◆ Information shown:
☆ ☆ ☆ ☆ ☆

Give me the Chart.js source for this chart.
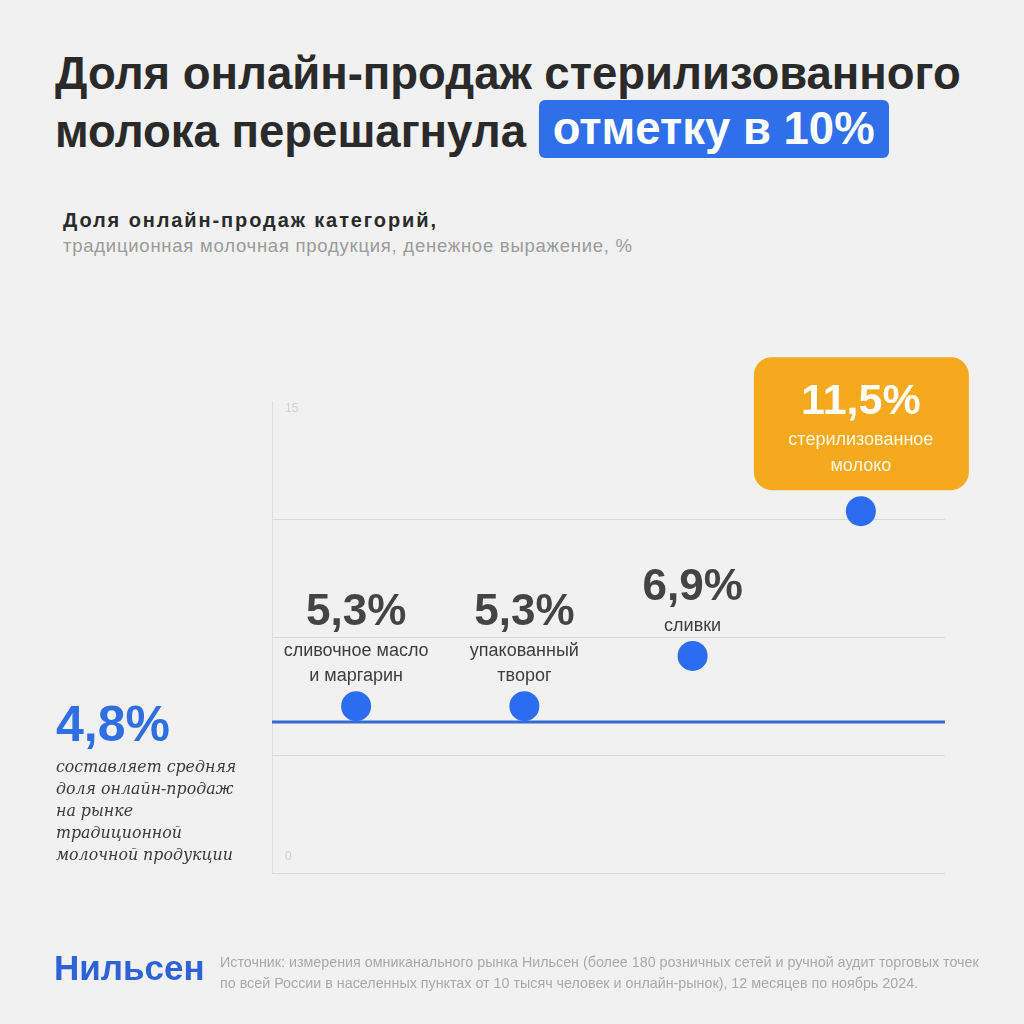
<!DOCTYPE html>
<html lang="ru">
<head>
    <meta charset="UTF-8">
    <title>Доля онлайн-продаж стерилизованного молока</title>
    <script src="https://cdn.jsdelivr.net/npm/chart.js"></script>
    <style>
        body {
            margin: 0;
            background: #f1f1f1;
            font-family: "Liberation Sans", Arial, sans-serif;
        }
        .page {
            position: relative;
            width: 1024px;
            height: 1024px;
            overflow: hidden;
        }
        h1 {
            position: absolute;
            left: 55px;
            top: 45px;
            margin: 0;
            font-size: 45.5px;
            line-height: 58px;
            font-weight: bold;
            color: #2a2a2a;
            white-space: nowrap;
        }
        .mark {
            display: inline-block;
            position: relative;
            top: -3px;
            background: #2f6fe9;
            color: #fff;
            border-radius: 6px;
            padding: 0 14px;
            line-height: 58px;
        }
        .subtitle {
            position: absolute;
            left: 63px;
            top: 208px;
            font-size: 18.5px;
            line-height: 25px;
            letter-spacing: 0.75px;
            color: #9b9b9b;
            white-space: nowrap;
        }
        .subtitle b { color: #2a2a2a; font-size: 20px; letter-spacing: 1.9px; }
        .avg {
            position: absolute;
            left: 56px;
            top: 696px;
        }
        .avg .num {
            font-size: 50px;
            font-weight: bold;
            color: #2f6fe3;
            line-height: 56px;
        }
        .avg .note {
            font-family: "DejaVu Serif", "Liberation Serif", serif;
            font-style: italic;
            font-size: 15.8px;
            line-height: 22px;
            color: #3a3a3a;
            margin-top: 4px;
            white-space: nowrap;
        }
        .brand {
            position: absolute;
            left: 54px;
            top: 948px;
            font-size: 35px;
            font-weight: bold;
            color: #2f62d6;
        }
        .source {
            position: absolute;
            left: 220px;
            top: 952px;
            font-size: 14.3px;
            line-height: 21px;
            color: #a9a9a9;
            white-space: nowrap;
        }
        #chart {
            position: absolute;
            left: 0;
            top: 0;
        }
    </style>
</head>
<body>
    <div class="page">
        <h1>Доля онлайн-продаж стерилизованного<br>молока перешагнула <span class="mark">отметку в 10%</span></h1>

        <div class="subtitle">
            <b>Доля онлайн-продаж категорий,</b><br>
            традиционная молочная продукция, денежное выражение, %
        </div>

        <canvas id="chart" width="1024" height="1024"></canvas>

        <div class="avg">
            <div class="num">4,8%</div>
            <div class="note">составляет средняя<br>доля онлайн-продаж<br>на рынке<br>традиционной<br>молочной продукции</div>
        </div>

        <div class="brand">Нильсен</div>
        <div class="source">Источник: измерения омниканального рынка Нильсен (более 180 розничных сетей и ручной аудит торговых точек<br>по всей России в населенных пунктах от 10 тысяч человек и онлайн-рынок), 12 месяцев по ноябрь 2024.</div>
    </div>

    <script>
        // Data
        const categories = ['сливочное масло и маргарин', 'упакованный творог', 'сливки', 'стерилизованное молоко'];
        const labelLines = [['сливочное масло', 'и маргарин'], ['упакованный', 'творог'], ['сливки'], ['стерилизованное', 'молоко']];
        const onlineShare = [5.3, 5.3, 6.9, 11.5];
        const averageShare = 4.8;
        const axisLabels = [0, 15];
        const highlightIndex = 3;

        const fmt = v => v.toFixed(1).replace('.', ',') + '%';

        function roundRect(ctx, x, y, w, h, r) {
            ctx.beginPath();
            ctx.moveTo(x + r, y);
            ctx.arcTo(x + w, y, x + w, y + h, r);
            ctx.arcTo(x + w, y + h, x, y + h, r);
            ctx.arcTo(x, y + h, x, y, r);
            ctx.arcTo(x, y, x + w, y, r);
            ctx.closePath();
        }

        // average line, axis labels and point annotations
        const overlay = {
            id: 'overlay',
            beforeDatasetsDraw(chart) {
                const { ctx, chartArea, scales: { y } } = chart;
                const py = y.getPixelForValue(averageShare);
                ctx.save();
                ctx.strokeStyle = '#2f6ad8';
                ctx.lineWidth = 3;
                ctx.beginPath();
                ctx.moveTo(chartArea.left, py);
                ctx.lineTo(chartArea.right, py);
                ctx.stroke();

                ctx.fillStyle = '#cfcfcf';
                ctx.font = '12px "Liberation Sans"';
                ctx.textBaseline = 'middle';
                ctx.textAlign = 'left';
                axisLabels.forEach(v => {
                    const shift = v === 0 ? -16 : 8;
                    ctx.fillText(String(v), chartArea.left + 13, y.getPixelForValue(v) + shift);
                });
                ctx.restore();
            },
            afterDatasetsDraw(chart) {
                const { ctx } = chart;
                const meta = chart.getDatasetMeta(0);
                ctx.save();
                ctx.textAlign = 'center';
                ctx.textBaseline = 'middle';
                meta.data.forEach((pt, i) => {
                    const lines = labelLines[i];
                    if (i === highlightIndex) {
                        ctx.fillStyle = '#f4aa1c';
                        roundRect(ctx, pt.x - 107, pt.y - 154, 215, 133, 18);
                        ctx.fill();
                        ctx.fillStyle = '#ffffff';
                        ctx.font = 'bold 43px "Liberation Sans"';
                        ctx.fillText(fmt(onlineShare[i]), pt.x, pt.y - 109);
                        ctx.fillStyle = '#fff6e6';
                        ctx.font = '18px "Liberation Sans"';
                        lines.forEach((l, k) => ctx.fillText(l, pt.x, pt.y - 71 + k * 26));
                    } else {
                        const base = pt.y - 30 - (lines.length - 1) * 25;
                        ctx.fillStyle = '#3d3d3d';
                        ctx.font = '18px "Liberation Sans"';
                        lines.forEach((l, k) => ctx.fillText(l, pt.x, base + k * 25));
                        ctx.fillStyle = '#444444';
                        ctx.font = 'bold 44px "Liberation Sans"';
                        ctx.fillText(fmt(onlineShare[i]), pt.x, base - 38);
                    }
                });
                ctx.restore();
            }
        };

        new Chart(document.getElementById('chart'), {
            type: 'line',
            data: {
                labels: categories,
                datasets: [{
                    data: onlineShare,
                    showLine: false,
                    pointRadius: 15,
                    pointHoverRadius: 15,
                    pointBackgroundColor: '#2b6cf0',
                    pointBorderWidth: 0
                }]
            },
            options: {
                responsive: false,
                animation: false,
                layout: { padding: { left: 272, right: 79, top: 401, bottom: 151 } },
                plugins: { legend: { display: false }, tooltip: { enabled: false } },
                scales: {
                    x: { display: false, offset: true },
                    y: {
                        min: 0,
                        max: 15,
                        ticks: { display: false, stepSize: 3.75 },
                        grid: {
                            drawTicks: false,
                            color: c => c.tick && c.tick.value === 15 ? 'rgba(0,0,0,0)' : '#d9d9d9'
                        },
                        border: { display: true, color: '#dedede' }
                    }
                }
            },
            plugins: [overlay]
        });
    </script>
</body>
</html>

☆ ☆ ☆ ☆ ☆

◆ Aim:
Write out the listing word for word, omitting the pictures it holds.

◆ Task answer:
Give me the Chart.js source for this chart.
<!DOCTYPE html>
<html lang="ru">
<head>
    <meta charset="UTF-8">
    <title>Доля онлайн-продаж стерилизованного молока</title>
    <script src="https://cdn.jsdelivr.net/npm/chart.js"></script>
    <style>
        body {
            margin: 0;
            background: #f1f1f1;
            font-family: "Liberation Sans", Arial, sans-serif;
        }
        .page {
            position: relative;
            width: 1024px;
            height: 1024px;
            overflow: hidden;
        }
        h1 {
            position: absolute;
            left: 55px;
            top: 45px;
            margin: 0;
            font-size: 45.5px;
            line-height: 58px;
            font-weight: bold;
            color: #2a2a2a;
            white-space: nowrap;
        }
        .mark {
            display: inline-block;
            position: relative;
            top: -3px;
            background: #2f6fe9;
            color: #fff;
            border-radius: 6px;
            padding: 0 14px;
            line-height: 58px;
        }
        .subtitle {
            position: absolute;
            left: 63px;
            top: 208px;
            font-size: 18.5px;
            line-height: 25px;
            letter-spacing: 0.75px;
            color: #9b9b9b;
            white-space: nowrap;
        }
        .subtitle b { color: #2a2a2a; font-size: 20px; letter-spacing: 1.9px; }
        .avg {
            position: absolute;
            left: 56px;
            top: 696px;
        }
        .avg .num {
            font-size: 50px;
            font-weight: bold;
            color: #2f6fe3;
            line-height: 56px;
        }
        .avg .note {
            font-family: "DejaVu Serif", "Liberation Serif", serif;
            font-style: italic;
            font-size: 15.8px;
            line-height: 22px;
            color: #3a3a3a;
            margin-top: 4px;
            white-space: nowrap;
        }
        .brand {
            position: absolute;
            left: 54px;
            top: 948px;
            font-size: 35px;
            font-weight: bold;
            color: #2f62d6;
        }
        .source {
            position: absolute;
            left: 220px;
            top: 952px;
            font-size: 14.3px;
            line-height: 21px;
            color: #a9a9a9;
            white-space: nowrap;
        }
        #chart {
            position: absolute;
            left: 0;
            top: 0;
        }
    </style>
</head>
<body>
    <div class="page">
        <h1>Доля онлайн-продаж стерилизованного<br>молока перешагнула <span class="mark">отметку в 10%</span></h1>

        <div class="subtitle">
            <b>Доля онлайн-продаж категорий,</b><br>
            традиционная молочная продукция, денежное выражение, %
        </div>

        <canvas id="chart" width="1024" height="1024"></canvas>

        <div class="avg">
            <div class="num">4,8%</div>
            <div class="note">составляет средняя<br>доля онлайн-продаж<br>на рынке<br>традиционной<br>молочной продукции</div>
        </div>

        <div class="brand">Нильсен</div>
        <div class="source">Источник: измерения омниканального рынка Нильсен (более 180 розничных сетей и ручной аудит торговых точек<br>по всей России в населенных пунктах от 10 тысяч человек и онлайн-рынок), 12 месяцев по ноябрь 2024.</div>
    </div>

    <script>
        // Data
        const categories = ['сливочное масло и маргарин', 'упакованный творог', 'сливки', 'стерилизованное молоко'];
        const labelLines = [['сливочное масло', 'и маргарин'], ['упакованный', 'творог'], ['сливки'], ['стерилизованное', 'молоко']];
        const onlineShare = [5.3, 5.3, 6.9, 11.5];
        const averageShare = 4.8;
        const axisLabels = [0, 15];
        const highlightIndex = 3;

        const fmt = v => v.toFixed(1).replace('.', ',') + '%';

        function roundRect(ctx, x, y, w, h, r) {
            ctx.beginPath();
            ctx.moveTo(x + r, y);
            ctx.arcTo(x + w, y, x + w, y + h, r);
            ctx.arcTo(x + w, y + h, x, y + h, r);
            ctx.arcTo(x, y + h, x, y, r);
            ctx.arcTo(x, y, x + w, y, r);
            ctx.closePath();
        }

        // average line, axis labels and point annotations
        const overlay = {
            id: 'overlay',
            beforeDatasetsDraw(chart) {
                const { ctx, chartArea, scales: { y } } = chart;
                const py = y.getPixelForValue(averageShare);
                ctx.save();
                ctx.strokeStyle = '#2f6ad8';
                ctx.lineWidth = 3;
                ctx.beginPath();
                ctx.moveTo(chartArea.left, py);
                ctx.lineTo(chartArea.right, py);
                ctx.stroke();

                ctx.fillStyle = '#cfcfcf';
                ctx.font = '12px "Liberation Sans"';
                ctx.textBaseline = 'middle';
                ctx.textAlign = 'left';
                axisLabels.forEach(v => {
                    const shift = v === 0 ? -16 : 8;
                    ctx.fillText(String(v), chartArea.left + 13, y.getPixelForValue(v) + shift);
                });
                ctx.restore();
            },
            afterDatasetsDraw(chart) {
                const { ctx } = chart;
                const meta = chart.getDatasetMeta(0);
                ctx.save();
                ctx.textAlign = 'center';
                ctx.textBaseline = 'middle';
                meta.data.forEach((pt, i) => {
                    const lines = labelLines[i];
                    if (i === highlightIndex) {
                        ctx.fillStyle = '#f4aa1c';
                        roundRect(ctx, pt.x - 107, pt.y - 154, 215, 133, 18);
                        ctx.fill();
                        ctx.fillStyle = '#ffffff';
                        ctx.font = 'bold 43px "Liberation Sans"';
                        ctx.fillText(fmt(onlineShare[i]), pt.x, pt.y - 109);
                        ctx.fillStyle = '#fff6e6';
                        ctx.font = '18px "Liberation Sans"';
                        lines.forEach((l, k) => ctx.fillText(l, pt.x, pt.y - 71 + k * 26));
                    } else {
                        const base = pt.y - 30 - (lines.length - 1) * 25;
                        ctx.fillStyle = '#3d3d3d';
                        ctx.font = '18px "Liberation Sans"';
                        lines.forEach((l, k) => ctx.fillText(l, pt.x, base + k * 25));
                        ctx.fillStyle = '#444444';
                        ctx.font = 'bold 44px "Liberation Sans"';
                        ctx.fillText(fmt(onlineShare[i]), pt.x, base - 38);
                    }
                });
                ctx.restore();
            }
        };

        new Chart(document.getElementById('chart'), {
            type: 'line',
            data: {
                labels: categories,
                datasets: [{
                    data: onlineShare,
                    showLine: false,
                    pointRadius: 15,
                    pointHoverRadius: 15,
                    pointBackgroundColor: '#2b6cf0',
                    pointBorderWidth: 0
                }]
            },
            options: {
                responsive: false,
                animation: false,
                layout: { padding: { left: 272, right: 79, top: 401, bottom: 151 } },
                plugins: { legend: { display: false }, tooltip: { enabled: false } },
                scales: {
                    x: { display: false, offset: true },
                    y: {
                        min: 0,
                        max: 15,
                        ticks: { display: false, stepSize: 3.75 },
                        grid: {
                            drawTicks: false,
                            color: c => c.tick && c.tick.value === 15 ? 'rgba(0,0,0,0)' : '#d9d9d9'
                        },
                        border: { display: true, color: '#dedede' }
                    }
                }
            },
            plugins: [overlay]
        });
    </script>
</body>
</html>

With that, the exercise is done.